My journey after the unexpected loss of my husband and how I dealt with finances, increased my faith and learned to live with joy.
Sunday, June 12, 2022
"a stranger in the lifeboat"
Thursday, May 5, 2022
Ghost
You made me feel as though I was enough
We danced the night away, we drank too much
I held your hair back when
You were throwing up
For a minute, I was stone-cold sober
I pulled you closer to my chest
And you asked me to stay over
I said, I already told ya
I think that you should get some rest
But you'd never know
'Cause I played it cool when I was scared of letting go
I know I needed you
But I never showed
But I wanna stay with you until we're grey and old
Just say you won't let go
Just say you won't let go
I'll bring you coffee with a kiss on your head
And I'll take the kids to school
Wave them goodbye
And I'll thank my lucky stars for that night
For a minute, I forget that I'm older
I wanna dance with you right now
Oh, and you look as beautiful as ever
And I swear that everyday you'll get better
You make me feel this way somehow
And I hope you know
Darling, your love is more than worth its weight in gold
We've come so far, my dear
Look how we've grown
And I wanna stay with you until we're grey and old
Just say you won't let go
Just say you won't let go
Even when we're ghosts
'Cause you were always there for me when I needed you most
My lungs give out
I promise 'til death we part like in our vows
So I wrote this song for you, now everybody knows
That it's just you and me 'til we're grey and old
Just say you won't let go
Just say you won't let go
Oh, just say you won't let go
Thursday, March 17, 2022
Sharing Memories
A friend today told me found a quarter on her chair when she stood up yesterday.
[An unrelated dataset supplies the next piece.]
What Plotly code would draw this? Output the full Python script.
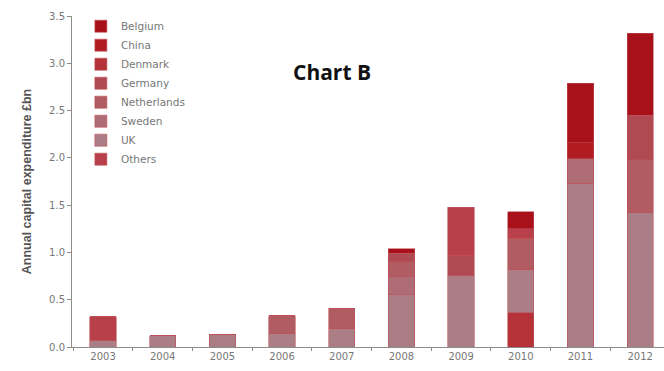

I told her that Steve had probably left it there. She asked why and I told her about how many he has left for me and in some of the places. She said it made sense for me to get them but she wasn't sure why he would leave her one. But then she said she was talking to her daughter about a memory of him.
She shared a time that we played cards and were trying to learn to play Euchre and how confusing the jacks were. That was also the night that he asked the rest of us if our cards smelled like green apple. We all said no. Come to find out it was the scent of the soap in the bathroom and he had washed his hands so it wasn't the cards after all.
Anyway, the point is, I love hearing stories and bringing up memories of Steve. Sometimes they make me sad but it's nice to know that others think of him and miss him too. Please continue to share memories with others of people we have lost so we all know they are never forgotten.
Friday, February 11, 2022
Emilie and Steve
I attended a conference and two of the lead presenters were named Emily and Steve. The other presenter kept saying things like, "if you need more information reach out to Emily and Steve", "Emily and Steve will be sharing resources with you", "Thank you to Steve and Emily for arranging this", etc.
It's been a long time since I have heard that.
Brought me a smile and a little sadness.
I commented to a co-worker about it and she said that it had already been two years. I corrected her and said that it was four in December. She said how hard it was to believe. I agree that some days, yes, and other days it seems like last week.
Time is a funny thing.
Wednesday, December 8, 2021
what path will you take?
Tuesday, November 30, 2021
Hard time coming up?
I got asked today about the "hard time was coming up". I guess so. It will be four years on December 19th.
In some ways, it is hard to believe that he is not here, that I don't need to shop for a gift for under the tree, and that we have made it four years without him. But on the other hand, we have made it 4 years doing things differently while keeping some of the same traditions, we have grown and changed, and there are times that I think about him being gone and the tears do not fall.
I have my moments for sure...little things like seeing the type of Combos he liked at the gas station and bigger things like facebook memories of him hunting with the older two boys and his dad or being with my nephew he never got to meet. But I don't cry every time the song, "Perfect" comes on the radio or when someone asks me about him or shares a memory. I have figured out how to run the household as a single mom, although the dishwasher isn't fixed. I am moving forward in my relationship with a wonderful man. My kids are changing and growing into the type of men we wanted them to be. I welcomed a daughter-in-law this summer.
So yes, a hard time is coming up but I know we will get through it. Our track record for surviving hard days is pretty good! We will focus on the memories of the good times and traditions. We will focus on all that his life and death have taught us and how it has helped us and so many other people.